Логика векового развития русской поэзии от Жуковского до Несмелова, авторов, не сопоставимых по масштабам дарования, но связанных прикосновением к суворовской теме, позволила ввести в поэтический язык укорененный в фольклоре, создаваемый десятилетиями символ России – Суворова. За появлением Суворова в любом стихотворении угадывается множество дополнительных, подчас не связанных с контекстом, смыслов. У Арсения Несмелова Суворов – этот непререкаемый авторитет российской государственнической культуры – является образом уходящей империи, оплакивающим «гибель богов» в веке двадцатом. У Жуковского чудесное появление легенды екатерининского века – Суворова – приносит России победу. У Арсения Несмелова речь идет о временной победе, за которой чувствуется обреченность, поражение, задним числом известное поэту. Сюжет «чудесного спасения» сменяется трагедией «погребённого Китежа».

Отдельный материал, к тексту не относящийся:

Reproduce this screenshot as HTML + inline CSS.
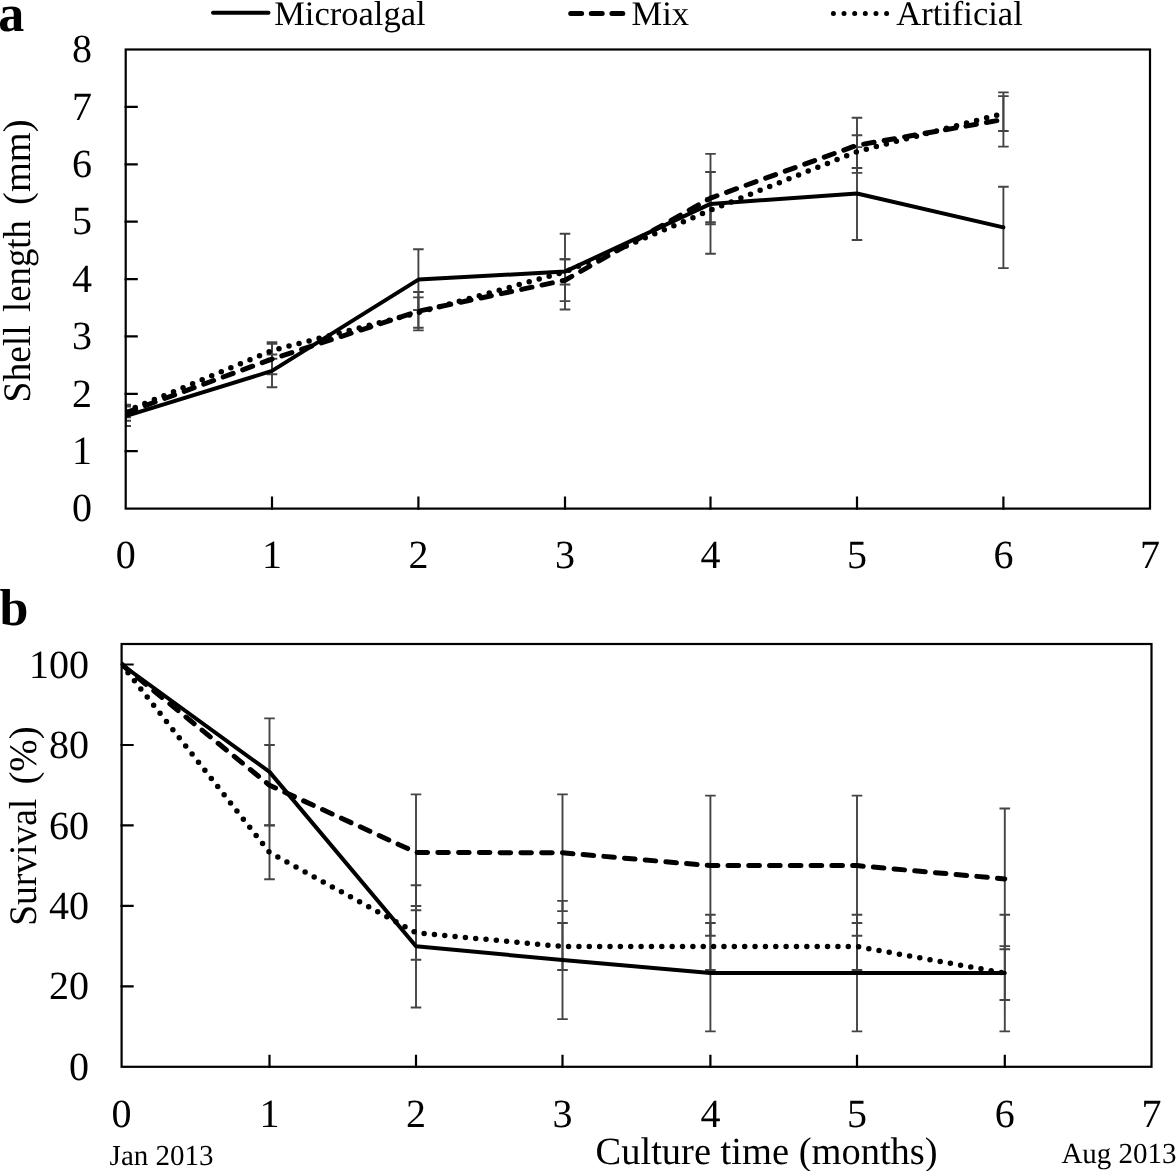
<!DOCTYPE html><html><head><meta charset="utf-8"><style>html,body{margin:0;padding:0;background:#fff;overflow:hidden}svg{display:block;will-change:transform}text{font-family:"Liberation Serif",serif;text-rendering:geometricPrecision}</style></head><body>
<svg width="1176" height="1171" viewBox="0 0 1176 1171">
<rect width="1176" height="1171" fill="#fff"/>
<clipPath id="ca"><rect x="125.7" y="49.5" width="1024.3" height="459.1"/></clipPath>
<g clip-path="url(#ca)" stroke="#444" stroke-width="1.9" fill="none">
<path d="M125.7 406.5V426.0M120.4 406.5H131.0M120.4 426.0H131.0"/>
<path d="M272.0 354.5V387.2M266.7 354.5H277.3M266.7 387.2H277.3"/>
<path d="M418.4 249.2V310.0M413.1 249.2H423.7M413.1 310.0H423.7"/>
<path d="M565.0 233.7V309.5M559.7 233.7H570.3M559.7 309.5H570.3"/>
<path d="M710.5 153.9V253.8M705.2 153.9H715.8M705.2 253.8H715.8"/>
<path d="M857.0 147.1V240.0M851.7 147.1H862.3M851.7 240.0H862.3"/>
<path d="M1003.4 186.7V268.1M998.1 186.7H1008.7M998.1 268.1H1008.7"/>
<path d="M125.7 404.7V420.8M120.4 404.7H131.0M120.4 420.8H131.0"/>
<path d="M272.0 343.9V374.3M266.7 343.9H277.3M266.7 374.3H277.3"/>
<path d="M418.4 292.0V330.4M413.1 292.0H423.7M413.1 330.4H423.7"/>
<path d="M565.0 259.3V301.1M559.7 259.3H570.3M559.7 301.1H570.3"/>
<path d="M710.5 172.0V224.2M705.2 172.0H715.8M705.2 224.2H715.8"/>
<path d="M857.0 117.8V172.9M851.7 117.8H862.3M851.7 172.9H862.3"/>
<path d="M1003.4 92.4V146.6M998.1 92.4H1008.7M998.1 146.6H1008.7"/>
<path d="M125.7 405.9V417.4M120.4 405.9H131.0M120.4 417.4H131.0"/>
<path d="M272.0 342.2V358.8M266.7 342.2H277.3M266.7 358.8H277.3"/>
<path d="M418.4 297.4V327.8M413.1 297.4H423.7M413.1 327.8H423.7"/>
<path d="M565.0 259.3V284.5M559.7 259.3H570.3M559.7 284.5H570.3"/>
<path d="M710.5 198.1V222.2M705.2 198.1H715.8M705.2 222.2H715.8"/>
<path d="M857.0 135.3V168.0M851.7 135.3H862.3M851.7 168.0H862.3"/>
<path d="M1003.4 96.1V131.0M998.1 96.1H1008.7M998.1 131.0H1008.7"/>
</g>
<g clip-path="url(#ca)" fill="none" stroke="#000" stroke-linecap="round" stroke-linejoin="round">
<polyline points="125.7,416.2 272.0,370.9 418.4,279.6 565.0,271.6 710.5,203.9 857.0,193.5 1003.4,227.4" stroke-width="4"/>
<polyline points="125.7,412.8 272.0,359.1 418.4,311.2 565.0,280.2 710.5,198.1 857.0,145.3 1003.4,119.5" stroke-width="5" stroke-dasharray="10.6 10.17"/>
<polyline points="125.7,411.6 272.0,350.5 418.4,312.6 565.0,271.9 710.5,210.2 857.0,151.6 1003.4,113.5" stroke-width="5.5" stroke-dasharray="0 10.36"/>
</g>
<g stroke="#000" stroke-width="2.2" fill="none" stroke-linecap="square">
<rect x="125.7" y="49.5" width="1024.3" height="459.1"/>
<path d="M125.7 451.2H136.7M125.7 393.8H136.7M125.7 336.4H136.7M125.7 279.1H136.7M125.7 221.7H136.7M125.7 164.3H136.7M125.7 106.9H136.7M272.0 508.6V497.6M418.4 508.6V497.6M565.0 508.6V497.6M710.5 508.6V497.6M857.0 508.6V497.6M1003.4 508.6V497.6"/>
</g>
<g font-family='Liberation Serif' font-size="40" fill="#000">
<text x="92" y="521.3" text-anchor="end">0</text>
<text x="92" y="463.9" text-anchor="end">1</text>
<text x="92" y="406.5" text-anchor="end">2</text>
<text x="92" y="349.1" text-anchor="end">3</text>
<text x="92" y="291.8" text-anchor="end">4</text>
<text x="92" y="234.4" text-anchor="end">5</text>
<text x="92" y="177.0" text-anchor="end">6</text>
<text x="92" y="119.6" text-anchor="end">7</text>
<text x="92" y="62.2" text-anchor="end">8</text>
<text x="125.7" y="567.7" text-anchor="middle">0</text>
<text x="272.0" y="567.7" text-anchor="middle">1</text>
<text x="418.4" y="567.7" text-anchor="middle">2</text>
<text x="565.0" y="567.7" text-anchor="middle">3</text>
<text x="710.5" y="567.7" text-anchor="middle">4</text>
<text x="857.0" y="567.7" text-anchor="middle">5</text>
<text x="1003.4" y="567.7" text-anchor="middle">6</text>
<text x="1150.0" y="567.7" text-anchor="middle">7</text>
</g>
<clipPath id="cb"><rect x="121.6" y="644.0" width="1029.9" height="422.79999999999995"/></clipPath>
<g clip-path="url(#cb)" stroke="#444" stroke-width="1.9" fill="none">
<path d="M269.5 718.4V825.4M264.2 718.4H274.8M264.2 825.4H274.8"/>
<path d="M416.0 885.2V1007.5M410.7 885.2H421.3M410.7 1007.5H421.3"/>
<path d="M562.5 900.9V1019.1M557.2 900.9H567.8M557.2 1019.1H567.8"/>
<path d="M710.4 914.7V1031.4M705.1 914.7H715.7M705.1 1031.4H715.7"/>
<path d="M857.0 914.7V1031.4M851.7 914.7H862.3M851.7 1031.4H862.3"/>
<path d="M1004.8 914.7V1031.4M999.5 914.7H1010.1M999.5 1031.4H1010.1"/>
<path d="M269.5 745.0V825.4M264.2 745.0H274.8M264.2 825.4H274.8"/>
<path d="M416.0 794.4V910.3M410.7 794.4H421.3M410.7 910.3H421.3"/>
<path d="M562.5 794.4V911.1M557.2 794.4H567.8M557.2 911.1H567.8"/>
<path d="M710.4 795.6V935.7M705.1 795.6H715.7M705.1 935.7H715.7"/>
<path d="M857.0 795.6V935.7M851.7 795.6H862.3M851.7 935.7H862.3"/>
<path d="M1004.8 808.5V949.3M999.5 808.5H1010.1M999.5 949.3H1010.1"/>
<path d="M269.5 825.4V879.3M264.2 825.4H274.8M264.2 879.3H274.8"/>
<path d="M416.0 906.0V959.7M410.7 906.0H421.3M410.7 959.7H421.3"/>
<path d="M562.5 923.0V970.0M557.2 923.0H567.8M557.2 970.0H567.8"/>
<path d="M710.4 923.0V970.0M705.1 923.0H715.7M705.1 970.0H715.7"/>
<path d="M857.0 923.0V970.0M851.7 923.0H862.3M851.7 970.0H862.3"/>
<path d="M1004.8 946.1V1000.0M999.5 946.1H1010.1M999.5 1000.0H1010.1"/>
</g>
<g clip-path="url(#cb)" fill="none" stroke="#000" stroke-linecap="round" stroke-linejoin="round">
<polyline points="121.6,664.5 269.5,771.9 416.0,946.3 562.5,960.0 710.4,973.1 857.0,973.1 1004.8,973.1" stroke-width="4"/>
<polyline points="121.6,664.5 269.5,785.2 416.0,852.4 562.5,852.8 710.4,865.6 857.0,865.6 1004.8,878.9" stroke-width="5" stroke-dasharray="10.6 10.17"/>
<polyline points="121.6,664.5 269.5,852.4 416.0,932.8 562.5,946.5 710.4,946.5 857.0,946.5 1004.8,973.1" stroke-width="5.5" stroke-dasharray="0 10.36"/>
</g>
<g stroke="#000" stroke-width="2.2" fill="none" stroke-linecap="square">
<rect x="121.6" y="644.0" width="1029.9" height="422.79999999999995"/>
<path d="M121.6 986.3H132.6M121.6 905.9H132.6M121.6 825.4H132.6M121.6 745.0H132.6M121.6 664.5H132.6M269.5 1066.8V1055.8M416.0 1066.8V1055.8M562.5 1066.8V1055.8M710.4 1066.8V1055.8M857.0 1066.8V1055.8M1004.8 1066.8V1055.8"/>
</g>
<g font-family='Liberation Serif' font-size="40" fill="#000">
<text x="89" y="1079.9" text-anchor="end">0</text>
<text x="89" y="999.4" text-anchor="end">20</text>
<text x="89" y="919.0" text-anchor="end">40</text>
<text x="89" y="838.5" text-anchor="end">60</text>
<text x="89" y="758.1" text-anchor="end">80</text>
<text x="89" y="677.6" text-anchor="end">100</text>
<text x="121.6" y="1127.4" text-anchor="middle">0</text>
<text x="269.5" y="1127.4" text-anchor="middle">1</text>
<text x="416.0" y="1127.4" text-anchor="middle">2</text>
<text x="562.5" y="1127.4" text-anchor="middle">3</text>
<text x="710.4" y="1127.4" text-anchor="middle">4</text>
<text x="857.0" y="1127.4" text-anchor="middle">5</text>
<text x="1004.8" y="1127.4" text-anchor="middle">6</text>
<text x="1151.5" y="1127.4" text-anchor="middle">7</text>
</g>
<text x="-1.8" y="30.8" font-family='Liberation Serif' font-weight="bold" font-size="52">a</text>
<text x="-0.5" y="625.1" font-family='Liberation Serif' font-weight="bold" font-size="52">b</text>
<text transform="translate(30.3,402.4) rotate(-90)" font-family='Liberation Serif' font-size="39" textLength="76.96" lengthAdjust="spacingAndGlyphs">Shell</text>
<text transform="translate(30.3,311.9) rotate(-90)" font-family='Liberation Serif' font-size="39" textLength="91.73" lengthAdjust="spacingAndGlyphs">length</text>
<text transform="translate(30.3,204.9) rotate(-90)" font-family='Liberation Serif' font-size="39" textLength="85.45" lengthAdjust="spacingAndGlyphs">(mm)</text>
<text transform="translate(35.9,925.7) rotate(-90)" font-family='Liberation Serif' font-size="39" textLength="126.9" lengthAdjust="spacingAndGlyphs">Survival</text>
<text transform="translate(35.9,784.6) rotate(-90)" font-family='Liberation Serif' font-size="39" textLength="58.35" lengthAdjust="spacingAndGlyphs">(%)</text>
<text x="595.5" y="1163.6" font-family='Liberation Serif' font-size="38.5">Culture time (months)</text>
<text x="109.6" y="1165" font-family='Liberation Serif' font-size="29">Jan 2013</text>
<text x="1061.4" y="1163.1" font-family='Liberation Serif' font-size="29">Aug 2013</text>
<g fill="none" stroke="#000" stroke-linecap="round">
<path d="M213 12.8H268.5" stroke-width="4"/>
<path d="M570.7 13.5H623.2" stroke-width="5" stroke-dasharray="10.9 9.7"/>
<path d="M833.4 13.5H886.8" stroke-width="5" stroke-dasharray="0 10.64"/>
</g>
<g font-family='Liberation Serif' font-size="34.5" fill="#000">
<text x="274.2" y="24.9">Microalgal</text>
<text x="631.5" y="24.9">Mix</text>
<text x="896.3" y="24.9">Artificial</text>
</g>
</svg></body></html>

Суворов оказывается необходимым героем для развития и первого, и второго сюжетов на российском материале. Архетип, содержащийся в стихотворении Несмелова, осваивался и в советской поэзии. Иной раз у авторов нового времени возникали даже мотивы языческой по духу мистики. Старый герой, приходящий на помощь в роковой час, встречается в поэзии И. Сельвинского, С. Щипачева.
Замечательно, что у Несмелова на помощь фанагорийцам приходит живой Суворов, с внятной и запоминающейся фактурой, а у Сельвинского и у Щипачева героям помогают памятники Ленину. Истуканы, творящие чудеса. Памятник как метафора авторитарной силы появляется у Пушкина в «Медном всаднике». И Суворов в советской поэзии 1940-х присутствует в виде памятника, в виде монумента – в стихотворении В. Рождественского «Памятник Суворову».

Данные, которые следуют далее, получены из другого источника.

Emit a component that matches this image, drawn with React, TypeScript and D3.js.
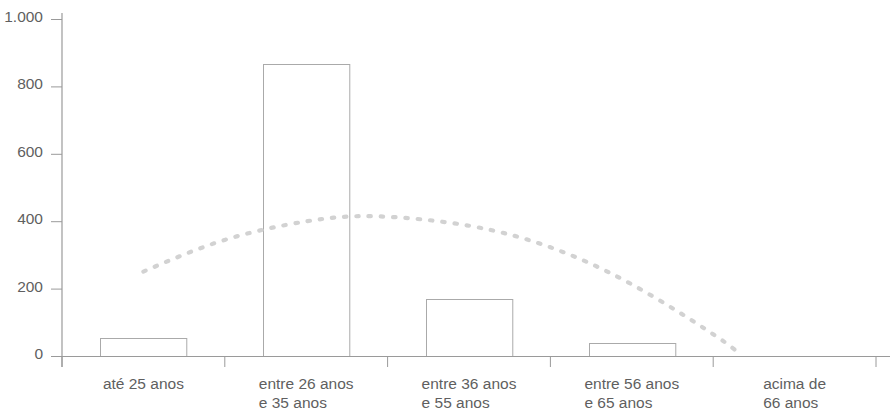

«Памятник Суворову» Всеволода Рождественского – пожалуй, самое талантливое стихотворение о Суворове из числа написанных в годы Великой Отечественной войны советского народа. И показательно, что советского поэта интересует не столько полководец, сколько памятник, символ. Здесь дело не в сакрализации истуканов; в годы военных трагедий возникает и крепнет потребность сберечь память о победных традициях России. Рождественский пишет:
Среди балтийских солнечных просторов,
Пред широко распахнутой Невой,
Как бог войны, встал бронзовый Суворов
Виденьем русской славы боевой…
Он прям и смел в грозе военных споров,
Страны, подобной нашей, в мире нет.
Вперед, друзья! Так говорит Суворов,
Ваш прадед в деле славы и побед.
1941 г.
В блокадном Ленинграде памятник Суворову был единственным монументом, в открытую принимавшим на себя огонь вражеских обстрелов: памятник не был ни эвакуирован, ни закопан, ни укутан в камуфляж. Суворов, как всегда, смело смотрел в глаза врагу, вдохновляя ленинградцев на их победное долготерпенье. Таким было участие Суворова в Великой Отечественной, он, как в стихах Несмелова и Рождественского, приходил на помощь попавшей в беду родной армии.
Много и интересно писал о Суворове ещё в предвоенные годы Константин Михайлович Симонов, писатель, едва ли не всё своё творчество посвятивший войне. В октябре 1938 г. в «Литературной газете» был напечатан отрывок из поэмы «Суворов» – эту публикацию можно считать началом литературной судьбы симоновской исторической поэмы. В 1939 г., в двух номерах «Знамени», был напечатан и полный вариант «Суворова».
Обладавший признанным чутьем на литературную моду, умевший предвосхищать конъюнктуру поэт вместе со всей советской страной преодолевал последствия вульгарно-социологического подхода к истории. В замысле Симонова были и осязаемая доля риска, – в поэме сочувственно упоминается екатерининский век, – и положенное внимание главного героя к простому народу, а автора – к социальным коллизиям описываемой эпохи.
Двадцатитрёхлетний поэт, как водится, относится к жанру поэмы с головокружительным трепетом: он даже создаёт впечатление собственной авторской искушённости – получается очень симпатичная наигранная опытность молодого человека, нисколько не мешающая читателю поэмы.